* _WORK INSTRUCTIONS_:
Only the pictures are omitted; repeat all other data exactly.

* _DATA SECTION_:
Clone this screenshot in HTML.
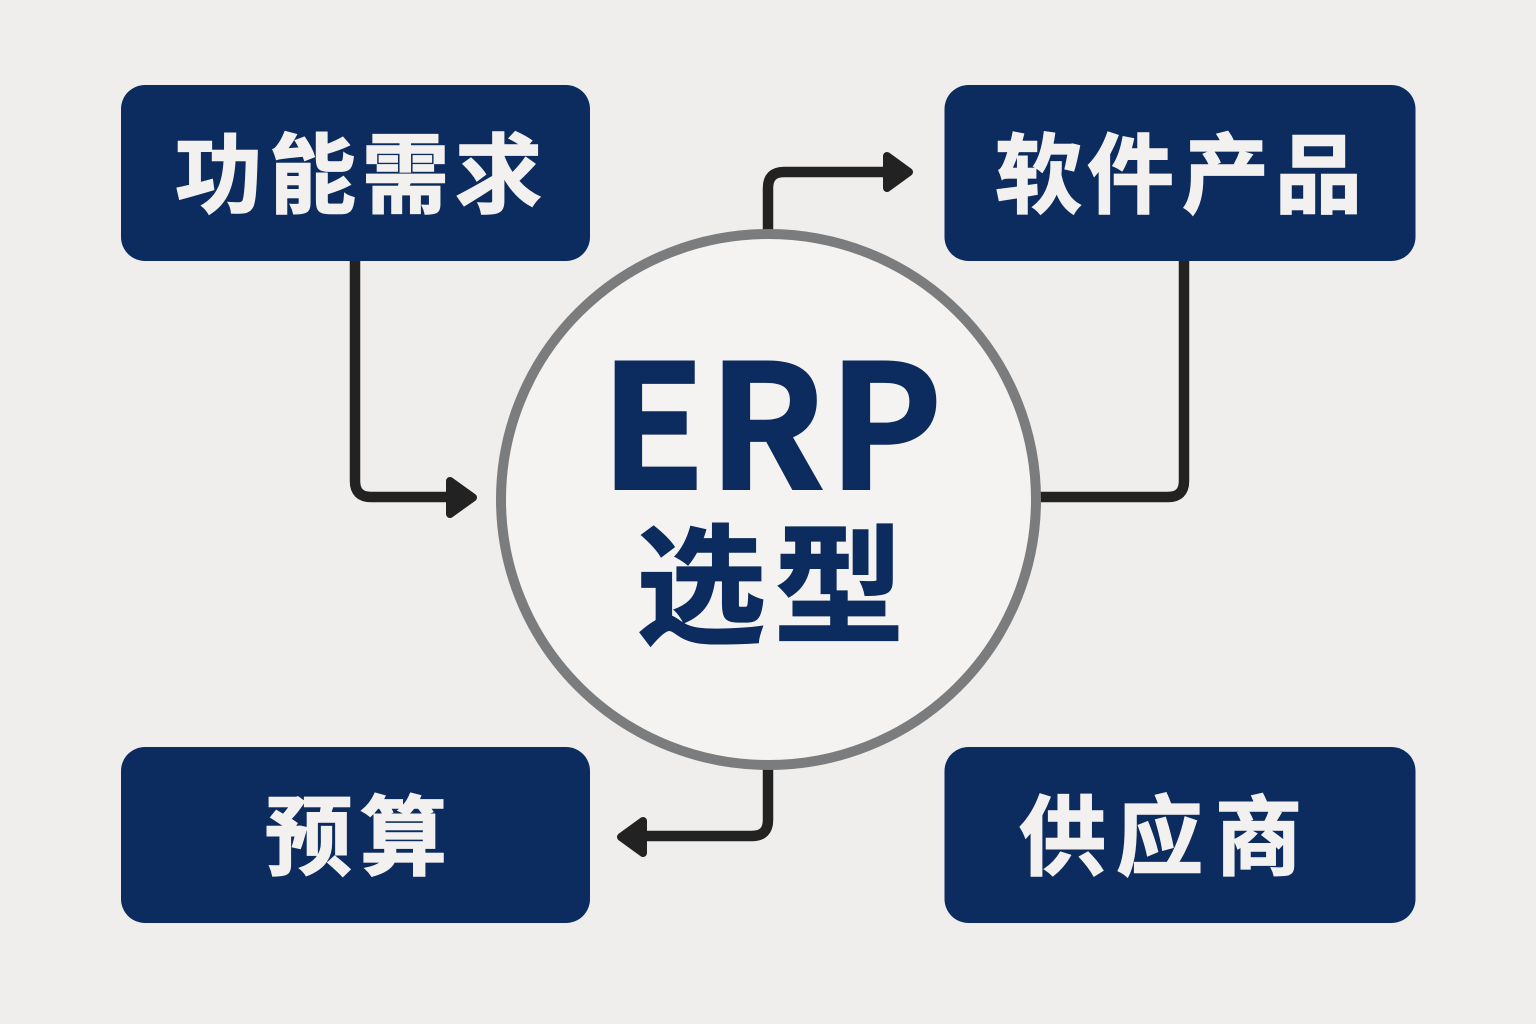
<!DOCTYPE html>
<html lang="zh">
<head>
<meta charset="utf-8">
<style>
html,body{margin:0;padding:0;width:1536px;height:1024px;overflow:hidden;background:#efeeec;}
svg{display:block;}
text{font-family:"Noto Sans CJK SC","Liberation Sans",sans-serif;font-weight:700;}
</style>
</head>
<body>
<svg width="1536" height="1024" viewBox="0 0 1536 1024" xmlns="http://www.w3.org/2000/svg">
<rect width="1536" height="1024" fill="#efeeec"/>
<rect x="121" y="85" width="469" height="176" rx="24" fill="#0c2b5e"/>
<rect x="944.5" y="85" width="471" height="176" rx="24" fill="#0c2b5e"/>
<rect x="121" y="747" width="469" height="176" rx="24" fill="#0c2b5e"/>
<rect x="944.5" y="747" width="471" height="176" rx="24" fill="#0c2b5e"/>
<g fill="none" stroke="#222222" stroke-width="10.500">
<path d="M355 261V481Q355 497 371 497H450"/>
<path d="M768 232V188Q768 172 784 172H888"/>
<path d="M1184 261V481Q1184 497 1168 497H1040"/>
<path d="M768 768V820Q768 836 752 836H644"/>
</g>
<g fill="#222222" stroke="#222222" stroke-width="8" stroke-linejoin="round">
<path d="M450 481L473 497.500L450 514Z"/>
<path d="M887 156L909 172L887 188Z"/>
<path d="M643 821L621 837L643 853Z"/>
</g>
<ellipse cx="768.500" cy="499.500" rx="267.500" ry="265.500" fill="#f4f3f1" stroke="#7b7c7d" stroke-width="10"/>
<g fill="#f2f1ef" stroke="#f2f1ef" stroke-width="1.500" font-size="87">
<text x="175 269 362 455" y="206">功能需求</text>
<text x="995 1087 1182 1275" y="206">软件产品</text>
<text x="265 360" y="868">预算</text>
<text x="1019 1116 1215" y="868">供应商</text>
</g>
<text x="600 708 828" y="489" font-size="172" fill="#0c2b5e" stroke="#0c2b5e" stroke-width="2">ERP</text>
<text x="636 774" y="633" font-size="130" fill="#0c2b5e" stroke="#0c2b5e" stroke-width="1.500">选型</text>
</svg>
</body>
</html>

* _SOLUTION TO THIS TASK_:
Clone this screenshot in HTML.
<!DOCTYPE html>
<html lang="zh">
<head>
<meta charset="utf-8">
<style>
html,body{margin:0;padding:0;width:1536px;height:1024px;overflow:hidden;background:#efeeec;}
svg{display:block;}
text{font-family:"Noto Sans CJK SC","Liberation Sans",sans-serif;font-weight:700;}
</style>
</head>
<body>
<svg width="1536" height="1024" viewBox="0 0 1536 1024" xmlns="http://www.w3.org/2000/svg">
<rect width="1536" height="1024" fill="#efeeec"/>
<rect x="121" y="85" width="469" height="176" rx="24" fill="#0c2b5e"/>
<rect x="944.5" y="85" width="471" height="176" rx="24" fill="#0c2b5e"/>
<rect x="121" y="747" width="469" height="176" rx="24" fill="#0c2b5e"/>
<rect x="944.5" y="747" width="471" height="176" rx="24" fill="#0c2b5e"/>
<g fill="none" stroke="#222222" stroke-width="10.500">
<path d="M355 261V481Q355 497 371 497H450"/>
<path d="M768 232V188Q768 172 784 172H888"/>
<path d="M1184 261V481Q1184 497 1168 497H1040"/>
<path d="M768 768V820Q768 836 752 836H644"/>
</g>
<g fill="#222222" stroke="#222222" stroke-width="8" stroke-linejoin="round">
<path d="M450 481L473 497.500L450 514Z"/>
<path d="M887 156L909 172L887 188Z"/>
<path d="M643 821L621 837L643 853Z"/>
</g>
<ellipse cx="768.500" cy="499.500" rx="267.500" ry="265.500" fill="#f4f3f1" stroke="#7b7c7d" stroke-width="10"/>
<g fill="#f2f1ef" stroke="#f2f1ef" stroke-width="1.500" font-size="87">
<text x="175 269 362 455" y="206">功能需求</text>
<text x="995 1087 1182 1275" y="206">软件产品</text>
<text x="265 360" y="868">预算</text>
<text x="1019 1116 1215" y="868">供应商</text>
</g>
<text x="600 708 828" y="489" font-size="172" fill="#0c2b5e" stroke="#0c2b5e" stroke-width="2">ERP</text>
<text x="636 774" y="633" font-size="130" fill="#0c2b5e" stroke="#0c2b5e" stroke-width="1.500">选型</text>
</svg>
</body>
</html>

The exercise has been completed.